Requirements
Reproduce every record below exactly as written, but leave out any pictures.

Information shown
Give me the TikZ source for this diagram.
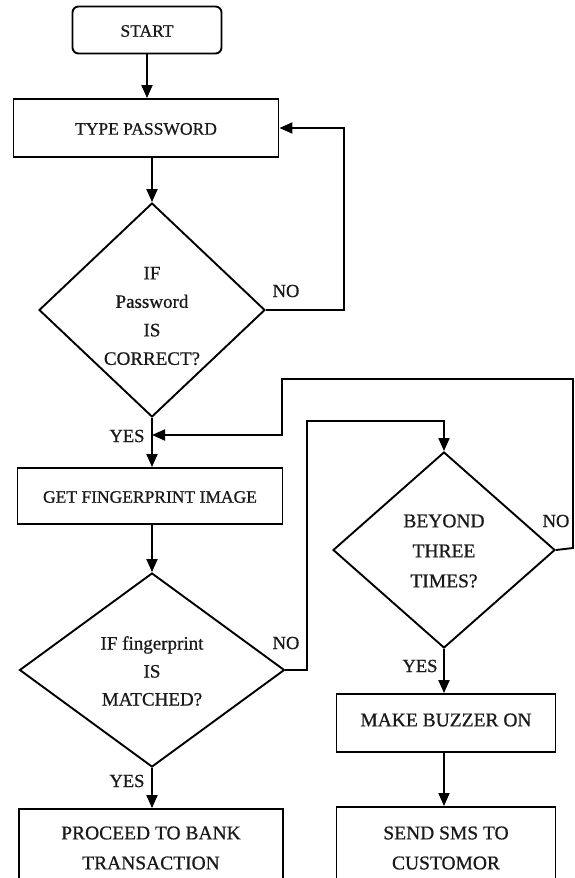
\documentclass[tikz,border=0pt]{standalone}
\usepackage{fontspec}
\setmainfont[FakeBold=0.7]{Liberation Serif}
\usetikzlibrary{shapes.geometric,arrows.meta}
\tikzset{
  box/.style={draw, line width=1.9pt, rectangle, inner sep=0pt},
  startbox/.style={draw, line width=1.9pt, rounded corners=6pt, inner sep=0pt},
  dia/.style={draw, line width=1.9pt, diamond, inner sep=0pt},
  txt/.style={align=center, inner sep=0pt, text=black!90},
  lbl/.style={inner sep=0pt, text=black!90, font=\fontsize{18.5}{20}\selectfont},
  arr/.style={line width=1.9pt, -{Triangle[length=13pt,width=11pt]}},
}
\begin{document}
\begin{tikzpicture}[x=1pt,y=-1pt]
\clip (0,0) rectangle (574,878);
\fill[white] (0,0) rectangle (574,878);
% nodes
\node[startbox, minimum width=149pt, minimum height=47pt] (start) at (147,30) {};
\node[txt, font=\fontsize{17.5}{28}\selectfont] (startt) at (147,31) {START};
\node[box, minimum width=265pt, minimum height=58pt] (tp) at (146,128) {};
\node[txt, font=\fontsize{17.5}{28}\selectfont] (tpt) at (146,129) {TYPE PASSWORD};
\node[dia, minimum width=226pt, minimum height=214pt] (d1) at (152,310) {};
\node[txt, font=\fontsize{19}{28.5}\selectfont] (d1t) at (152,316) {IF\\Password\\IS\\CORRECT?};
\node[box, minimum width=265pt, minimum height=56pt] (gfi) at (150,496) {};
\node[txt, font=\fontsize{17.5}{28}\selectfont] (gfit) at (150,497) {GET FINGERPRINT IMAGE};
\node[dia, minimum width=265pt, minimum height=194pt] (d2) at (152,670) {};
\node[txt, font=\fontsize{19}{28}\selectfont] (d2t) at (152,671) {IF fingerprint\\IS\\MATCHED?};
\node[dia, minimum width=222pt, minimum height=196pt] (d3) at (444,550) {};
\node[txt, font=\fontsize{19.5}{30}\selectfont] (d3t) at (444,551) {BEYOND\\THREE\\TIMES?};
\node[box, minimum width=219pt, minimum height=58pt] (buz) at (446,723) {};
\node[txt, font=\fontsize{19.5}{30}\selectfont] (buzt) at (446,720) {MAKE BUZZER ON};
\node[box, minimum width=219pt, minimum height=100pt] (sms) at (446,857) {};
\node[txt, font=\fontsize{19.5}{30}\selectfont] (smst) at (446,848) {SEND SMS TO\\CUSTOMOR};
\node[box, minimum width=264pt, minimum height=100pt] (proc) at (151,859) {};
\node[txt, font=\fontsize{19.5}{30}\selectfont] (proct) at (151,848) {PROCEED TO BANK\\TRANSACTION};
% labels
\node[lbl] (no1) at (286,291) {NO};
\node[lbl] (yes1) at (127,436) {YES};
\node[lbl] (no2) at (286,643) {NO};
\node[lbl] (yes2) at (127,781) {YES};
\node[lbl] (no3) at (556,521) {NO};
\node[lbl] (yes3) at (420,666) {YES};
\coordinate (j) at (152,435);
% connectors
\draw[arr] (start.south) -- (start.south |- tp.north);
\draw[arr] (tp.south -| d1.north) -- (d1.north);
\draw[arr] (d1.east) -- ++(78,0) |- (tp.east);
\draw[arr] (d1.south) -- (d1.south |- gfi.north);
\draw[arr] (d3.east) -- (573,548) |- (282,379) |- (j);
\draw[arr] (gfi.south -| d2.north) -- (d2.north);
\draw[arr] (d2.east) -- (307,670) |- (444,421) -- (d3.north);
\draw[arr] (d2.south) -- (d2.south |- proc.north);
\draw[arr] (d3.south) -- (d3.south |- buz.north);
\draw[arr] (buz.south -| d3.south) -- (d3.south |- sms.north);
\end{tikzpicture}
\end{document}
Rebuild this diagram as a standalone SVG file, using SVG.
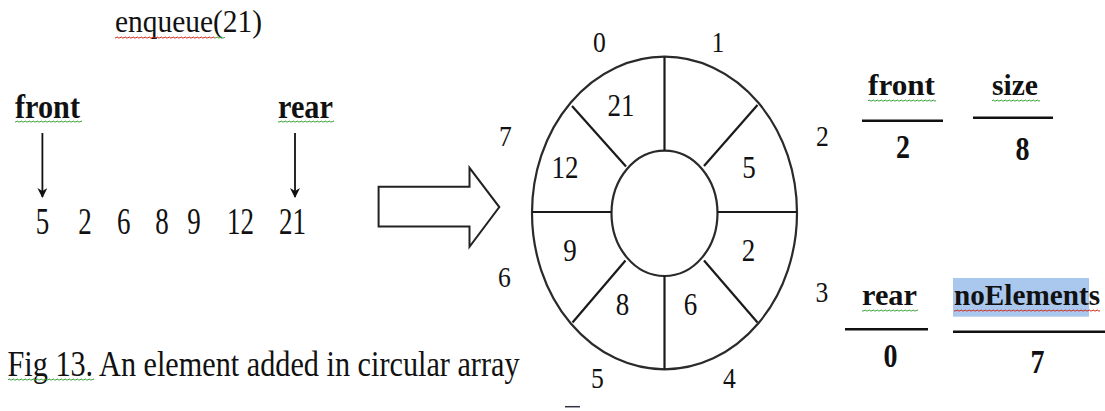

Expected answer
Give me the TikZ source for this diagram.
\documentclass[tikz,border=0pt]{standalone}
\usepackage{fontspec}
\setmainfont[FakeBold=0.7]{Liberation Serif}
\usetikzlibrary{shapes.geometric,arrows.meta}
\tikzset{
  box/.style={draw, line width=1.9pt, rectangle, inner sep=0pt},
  startbox/.style={draw, line width=1.9pt, rounded corners=6pt, inner sep=0pt},
  dia/.style={draw, line width=1.9pt, diamond, inner sep=0pt},
  txt/.style={align=center, inner sep=0pt, text=black!90},
  lbl/.style={inner sep=0pt, text=black!90, font=\fontsize{18.5}{20}\selectfont},
  arr/.style={line width=1.9pt, -{Triangle[length=13pt,width=11pt]}},
}
\begin{document}
\begin{tikzpicture}[x=1pt,y=-1pt]
\clip (0,0) rectangle (574,878);
\fill[white] (0,0) rectangle (574,878);
% nodes
\node[startbox, minimum width=149pt, minimum height=47pt] (start) at (147,30) {};
\node[txt, font=\fontsize{17.5}{28}\selectfont] (startt) at (147,31) {START};
\node[box, minimum width=265pt, minimum height=58pt] (tp) at (146,128) {};
\node[txt, font=\fontsize{17.5}{28}\selectfont] (tpt) at (146,129) {TYPE PASSWORD};
\node[dia, minimum width=226pt, minimum height=214pt] (d1) at (152,310) {};
\node[txt, font=\fontsize{19}{28.5}\selectfont] (d1t) at (152,316) {IF\\Password\\IS\\CORRECT?};
\node[box, minimum width=265pt, minimum height=56pt] (gfi) at (150,496) {};
\node[txt, font=\fontsize{17.5}{28}\selectfont] (gfit) at (150,497) {GET FINGERPRINT IMAGE};
\node[dia, minimum width=265pt, minimum height=194pt] (d2) at (152,670) {};
\node[txt, font=\fontsize{19}{28}\selectfont] (d2t) at (152,671) {IF fingerprint\\IS\\MATCHED?};
\node[dia, minimum width=222pt, minimum height=196pt] (d3) at (444,550) {};
\node[txt, font=\fontsize{19.5}{30}\selectfont] (d3t) at (444,551) {BEYOND\\THREE\\TIMES?};
\node[box, minimum width=219pt, minimum height=58pt] (buz) at (446,723) {};
\node[txt, font=\fontsize{19.5}{30}\selectfont] (buzt) at (446,720) {MAKE BUZZER ON};
\node[box, minimum width=219pt, minimum height=100pt] (sms) at (446,857) {};
\node[txt, font=\fontsize{19.5}{30}\selectfont] (smst) at (446,848) {SEND SMS TO\\CUSTOMOR};
\node[box, minimum width=264pt, minimum height=100pt] (proc) at (151,859) {};
\node[txt, font=\fontsize{19.5}{30}\selectfont] (proct) at (151,848) {PROCEED TO BANK\\TRANSACTION};
% labels
\node[lbl] (no1) at (286,291) {NO};
\node[lbl] (yes1) at (127,436) {YES};
\node[lbl] (no2) at (286,643) {NO};
\node[lbl] (yes2) at (127,781) {YES};
\node[lbl] (no3) at (556,521) {NO};
\node[lbl] (yes3) at (420,666) {YES};
\coordinate (j) at (152,435);
% connectors
\draw[arr] (start.south) -- (start.south |- tp.north);
\draw[arr] (tp.south -| d1.north) -- (d1.north);
\draw[arr] (d1.east) -- ++(78,0) |- (tp.east);
\draw[arr] (d1.south) -- (d1.south |- gfi.north);
\draw[arr] (d3.east) -- (573,548) |- (282,379) |- (j);
\draw[arr] (gfi.south -| d2.north) -- (d2.north);
\draw[arr] (d2.east) -- (307,670) |- (444,421) -- (d3.north);
\draw[arr] (d2.south) -- (d2.south |- proc.north);
\draw[arr] (d3.south) -- (d3.south |- buz.north);
\draw[arr] (buz.south -| d3.south) -- (d3.south |- sms.north);
\end{tikzpicture}
\end{document}
Rebuild this diagram as a standalone SVG file, using SVG.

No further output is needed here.